Cracking Eggs

eggI went to Back to Basics cooking school at The Cambridge School of Culinary Arts a few years back and blogged about it for The website no longer exists so I’m reprinting them here. Enjoy!

Day Two

I have always loved eggs. Not only are they beautiful, they are fun. Once, I fried one on the streets of San Diego. They are fragile and messy, especially when they’ve found their way to the kitchen floor. They are magical—they can be transformed from a runny mess into a soufflé. They are light and fluffy in a scramble, or structured and firm in a meringue. They can be dangerous if you have high cholesterol or they have salmonella. Whether it’s eggs benedict smothered in hollandaise, silky crème anglaise, or the elemental but perfect, soft-boiled egg on toast, nothing is as versatile, nutritious and astoundingly delicious as that simple little package: the egg.

“Although I cannot lay an egg, I am a very good judge of omelets.” I didn’t say that-George Bernard Shaw did- but I concur.  I know the difference between homemade mayonnaise and Hellmann’s. I can smell the difference between a fresh and a rotten egg. Knowing doesn’t mean doing as I learned in last week’s knife skills class. So, this week Steve Nill at the Cambridge School of Culinary Arts is my guide to egg enlightenment.

Steve starts the class on eggs with some pointers on safety. “The most common contributors to salmonella poisoning are time and temperature abuse, cross contamination and personal hygiene,” he says. I learn that an average consumer might encounter a contaminated egg once every 84 years. Pretty good statistics, but that doesn’t mean I’m necessarily good for another 43 years of cookie dough. I should probably curb my habit.

The bottom line protocol for egg safety is: refrigerate, wash your hands, wash your cutting board and cook to the right temperature. Further, if you’ve thrown out the carton and have doubts about an egg’s freshness, drop it into a bowl of water. It’s good if it sinks; if it floats, it’s garbage.

Steve demonstrates his three-bowl egg separation method (extra dirty dishes, thankfully, are not a problem in cooking class). Then, we move to the stainless steel table in the kitchen where we are assigned a recipe and a partner. Lauren is a 30 year old, recent transplant from San Francisco with big beautiful eyes, a warm smile and self-deprecating humor.  She and I are the designated quiche-makers. We start by making a pate brisee, or short pastry, for our crust.
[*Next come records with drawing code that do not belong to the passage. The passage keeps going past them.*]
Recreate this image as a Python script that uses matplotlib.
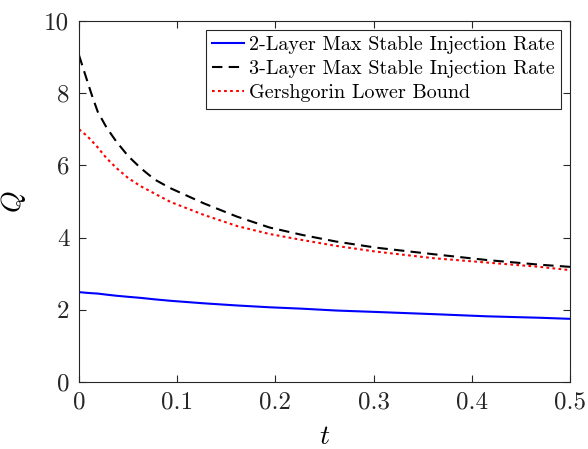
import matplotlib.pyplot as plt
import numpy as np

plt.rcParams['font.family'] = 'cmr10'
plt.rcParams['mathtext.fontset'] = 'cm'
plt.rcParams['axes.formatter.use_mathtext'] = True

# values
t = [0, 0.008, 0.013, 0.019, 0.028, 0.038, 0.05, 0.063, 0.077, 0.093,
     0.127, 0.161, 0.194, 0.228, 0.262, 0.303, 0.361, 0.415, 0.469, 0.5]
q_two = [2.49, 2.47, 2.46, 2.45, 2.42, 2.39, 2.36, 2.33, 2.29, 2.25,
         2.18, 2.12, 2.07, 2.03, 1.98, 1.94, 1.88, 1.82, 1.78, 1.75]
q_three = [9.05, 8.37, 7.95, 7.49, 7.05, 6.66, 6.26, 5.92, 5.61, 5.37,
           4.95, 4.58, 4.28, 4.07, 3.89, 3.72, 3.54, 3.38, 3.25, 3.19]
q_gersh = [7.00, 6.82, 6.68, 6.50, 6.20, 5.93, 5.65, 5.42, 5.22, 4.99,
           4.63, 4.32, 4.10, 3.93, 3.77, 3.61, 3.43, 3.31, 3.19, 3.10]

labels = ['2-Layer Max Stable Injection Rate',
          '3-Layer Max Stable Injection Rate',
          'Gershgorin Lower Bound']
xticks = [0, 0.1, 0.2, 0.3, 0.4, 0.5]
yticks = [0, 2, 4, 6, 8, 10]

fig = plt.figure(figsize=(5.88, 4.49), dpi=100)
ax = fig.add_axes([0.1344, 0.1492, 0.835, 0.804])

ax.plot(t, q_two, color='#0000ff', lw=1.5, label=labels[0])
ax.plot(t, q_three, color='black', lw=1.5, ls=(0, (5, 3)), label=labels[1])
ax.plot(t, q_gersh, color='#ff0000', lw=1.5, ls=(0, (1.3, 1.6)), label=labels[2])

ax.set_xlim(0, 0.5)
ax.set_ylim(0, 10)
ax.set_xticks(xticks)
ax.set_yticks(yticks)
ax.set_xticklabels([f'{v:g}' for v in xticks])
ax.set_yticklabels([f'{v:g}' for v in yticks])
ax.tick_params(direction='in', length=5, width=0.8, labelsize=18, colors='#262626',
               top=True, right=True, pad=7)
for s in ax.spines.values():
    s.set_color('#262626')
    s.set_linewidth(0.8)

ax.set_xlabel('$t$', fontsize=20, labelpad=7)
ax.set_ylabel('$Q$', fontsize=20, labelpad=12)

leg = ax.legend(loc='upper right', fontsize=14.5, frameon=True, fancybox=False,
                edgecolor='#262626', framealpha=1, handlelength=1.6,
                handletextpad=0.25, borderpad=0.3, labelspacing=0.3,
                borderaxespad=0.45)
leg.get_frame().set_linewidth(0.8)

fig.savefig('out.png', dpi=100)
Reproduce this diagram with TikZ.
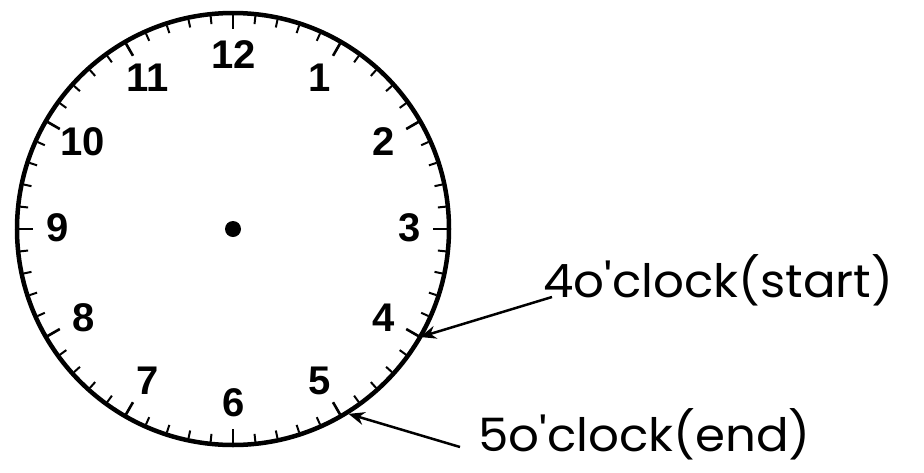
\documentclass[tikz,border=0pt]{standalone}
\usepackage{fontspec}
\setmainfont{Liberation Sans}
\newfontfamily\handfont[FakeStretch=1.05]{Poppins}
\usetikzlibrary{arrows.meta}

\begin{document}
\begin{tikzpicture}[x=1pt, y=-1pt,
            numeral/.style={font=\fontsize{40}{40}\selectfont\bfseries, inner sep=0pt},
            note/.style={font=\handfont\fontsize{46}{46}\selectfont, inner sep=0pt, anchor=base west},
            tick_min/.style={line width=2pt},
            tick_hour/.style={line width=2.6pt},
            pointer/.style={-{Stealth[length=16pt, width=13pt]}, line width=2.5pt}
        ]

    \useasboundingbox (0,0) rectangle (924,472);

    % dial
    \node[circle, fill, minimum size=16pt, inner sep=0pt] (hub) at (233,229) {};
    \draw[line width=4.5pt] (hub.center) circle [radius=216pt];
    \foreach \m in {0,...,59}
        \draw[tick_min, shift={(hub.center)}] (\m*6:214) -- (\m*6:206);
    \foreach \h in {0,...,11}
        \draw[tick_hour, shift={(hub.center)}] (\h*30:214) -- (\h*30:200);

    \node[numeral] (h12) at (234,55)  {12};
    \node[numeral] (h1)  at (320,78)  {1};
    \node[numeral] (h2)  at (384,142) {2};
    \node[numeral] (h3)  at (410,228) {3};
    \node[numeral] (h4)  at (384,318) {4};
    \node[numeral] (h5)  at (320,381) {5};
    \node[numeral] (h6)  at (234,403) {6};
    \node[numeral] (h7)  at (148,381) {7};
    \node[numeral] (h8)  at (84,318)  {8};
    \node[numeral] (h9)  at (58,228)  {9};
    \node[numeral] (h10) at (83,142)  {10};
    \node[numeral] (h11) at (148,78)  {11};

    % start and end marks
    \path (hub.center) ++(30:216) coordinate (c4);
    \path (hub.center) ++(58:218) coordinate (c5);

    \node[note] (start)  at (543,297) {4o'clock(start)};
    \node[note] (finish) at (478,451) {5o'clock(end)};

    \draw[pointer] ([xshift=9pt]start.base west) -- (c4);
    \draw[pointer] ([xshift=-18pt, yshift=4pt]finish.base west) -- (c5);

\end{tikzpicture}
\end{document}
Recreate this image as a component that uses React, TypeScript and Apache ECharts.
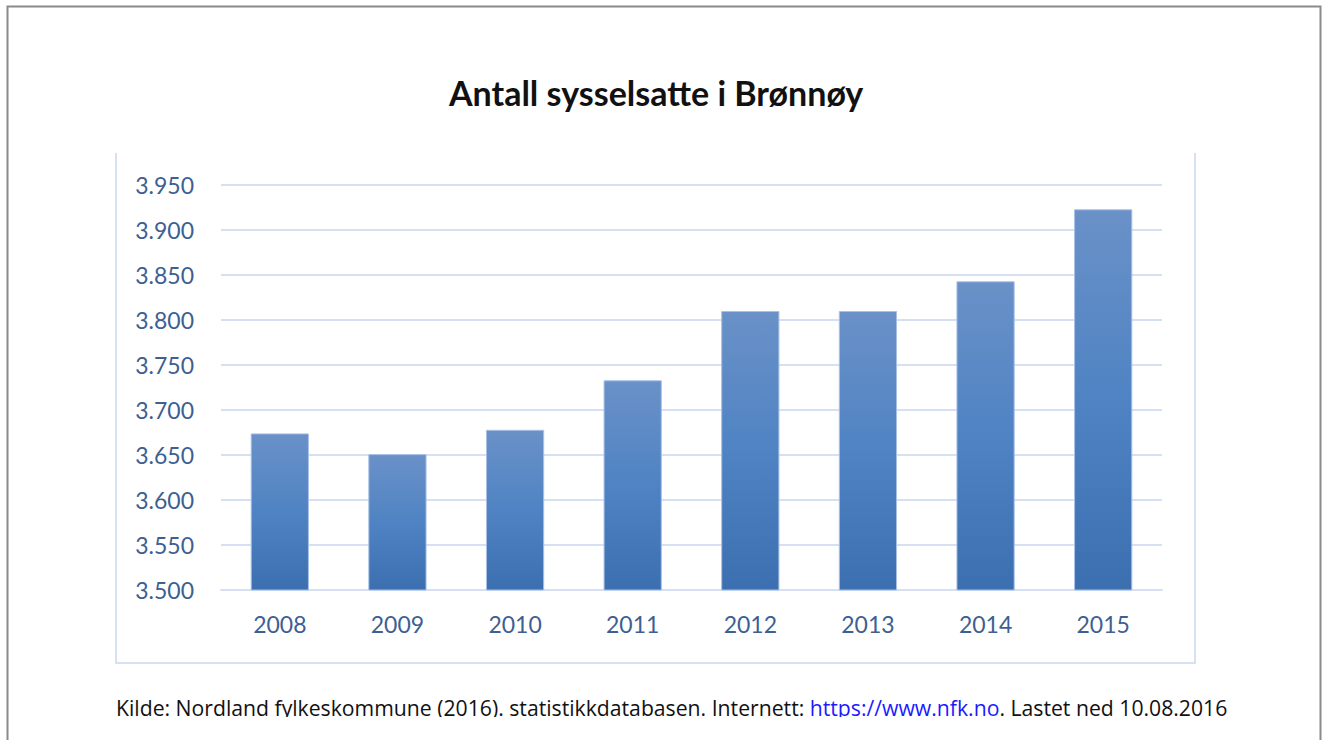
import React, { useEffect, useRef } from "react";
import * as echarts from "echarts";

const years = ["2008", "2009", "2010", "2011", "2012", "2013", "2014", "2015"];
const employed = [3674, 3651, 3678, 3733, 3810, 3810, 3843, 3923];
const yMin = 3500;
const yMax = 3950;
const yStep = 50;
const titleText = "Antall sysselsatte i Brønnøy";
const sourcePre = "Kilde: Nordland fylkeskommune (2016). statistikkdatabasen. Internett: ";
const sourceLink = "https://www.nfk.no";
const sourcePost = ". Lastet ned 10.08.2016";

const fmt = (v: number) => {
  const t = Math.floor(v / 1000);
  const r = String(Math.round(v % 1000)).padStart(3, "0");
  return `${t}.${r}`;
};

export default function App() {
  const ref = useRef<HTMLDivElement>(null);
  useEffect(() => {
    if (!ref.current) return;
    const chart = echarts.init(ref.current, null, { renderer: "svg" });
    const axisColor = "#3d5f92";
    chart.setOption({
      animation: false,
      backgroundColor: "#ffffff",
      title: {
        text: titleText,
        left: 444,
        top: 70,
        textStyle: {
          fontFamily: "Lato",
          fontSize: 34,
          fontWeight: "bold",
          color: "#111111",
        },
      },
      grid: { left: 221, right: 1327 - 1162, top: 185, bottom: 740 - 590 },
      xAxis: {
        type: "category",
        data: years,
        axisTick: { show: false },
        axisLine: { lineStyle: { color: "#d5e1f3", width: 2 } },
        axisLabel: {
          color: axisColor,
          fontFamily: "Lato",
          fontSize: 23,
          margin: 22,
        },
      },
      yAxis: {
        type: "value",
        min: yMin,
        max: yMax,
        interval: yStep,
        axisLine: { show: false },
        axisTick: { show: false },
        splitLine: { lineStyle: { color: "#d5e1f3", width: 2 } },
        axisLabel: {
          color: axisColor,
          fontFamily: "Lato",
          fontSize: 23,
          margin: 27,
          formatter: (v: number) => fmt(v),
        },
      },
      series: [
        {
          type: "bar",
          data: employed,
          barWidth: "49.5%",
          itemStyle: {
            borderColor: "#a8c0e4",
            borderWidth: 1,
            color: new echarts.graphic.LinearGradient(0, 0, 0, 1, [
              { offset: 0, color: "#6a91c8" },
              { offset: 0.5, color: "#4f83c3" },
              { offset: 1, color: "#3c6fb0" },
            ]),
          },
        },
      ],
      graphic: [
        {
          type: "polyline",
          z: 1,
          shape: { points: [[116, 153], [116, 663], [1195, 663], [1195, 153]] },
          style: { stroke: "#d6e2f3", lineWidth: 2, fill: null },
        },
        {
          type: "text",
          z: 5,
          left: 116,
          top: 697,
          style: {
            text: `{a|${sourcePre}}{b|${sourceLink}}{a|${sourcePost}}`,
            rich: {
              a: { fontFamily: "Open Sans", fontSize: 21.2, fill: "#111111" },
              b: { fontFamily: "Open Sans", fontSize: 21.2, fill: "#1a1aff" },
            },
          },
        },
        {
          type: "rect",
          z: 10,
          shape: { x: 9, y: 717, width: 1310, height: 30 },
          style: { fill: "#ffffff" },
        },
        {
          type: "rect",
          z: 20,
          shape: { x: 7.5, y: 6.5, width: 1313, height: 760 },
          style: { fill: null, stroke: "#8a8a8a", lineWidth: 2 },
        },
      ],
    });
    return () => chart.dispose();
  }, []);
  return (
    <div
      ref={ref}
      style={{ position: "fixed", left: 0, top: 0, width: 1327, height: 740 }}
    />
  );
}
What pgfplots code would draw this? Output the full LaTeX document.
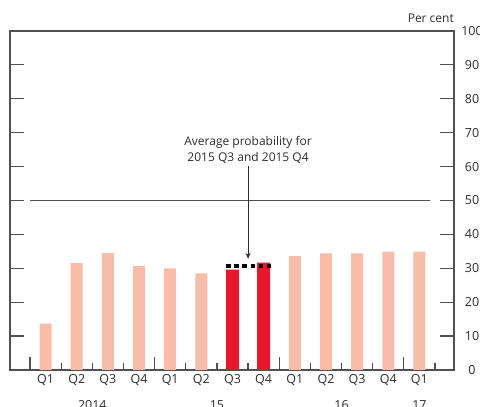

We pile flour and salt on the countertop and add butter with our fingers. We form a trough down the middle, and add water a tablespoon at a time.  We fluff it—with our fingers once again– until it is the right texture.

While our dough chills in the refrigerator and blind bakes in the oven, we learn how to poach an egg and flip a crepe.  We observe a soufflé in the works: Steve whips egg whites in a copper bowl. We take turns helping, until carpal tunnel and complaints set in. Unfazed, Steve turns the bowl upside down, and nothing falls out. They are perfect. Next, Steve constructs an aluminum foil collar, coated with butter and grated cheese, that extends about three inches above the soufflé dish.  This prevents the rise from spilling over the sides.

While the soufflé bakes, we concentrate on scrambled eggs. “The key is low heat and a lot of patience,” Steve says. We learn that the opposite is true with omelets, which require speed to avoid overcooking. Mystery solved: my scrambled eggs taste like omelets because I have been using the high heat, impatient-Mom method.

Lauren and I remove our pate brisee from the oven, where it has pre-baked. We let it cool to room temperature, while we whisk eggs blended with whole milk, Swiss cheese, salt, pepper and nutmeg. We pour the mixture into its shell, topped with diced tomatoes and chiffonade basil.  We put it back into the oven, and after about thirty minutes my stomach starts to growl and my mouth waters uncontrollably.  This whole place smells like Sunday brunch and I am starving.

At last, we gather serving dishes from the warmer (such a nice touch) garnish our creations and sit down to eat this orgy of eggs. There is soufflé, quiche piperade, scrambled eggs, frittata di cipolle and eggs benedict. Although my quiche was a little under-seasoned, the raves were otherwise unanimous. After practically licking my plate, my stomach and I waddle out together, in mutual awe of the egg.  Back at home, I vow to go on a 24-hour fruit fast.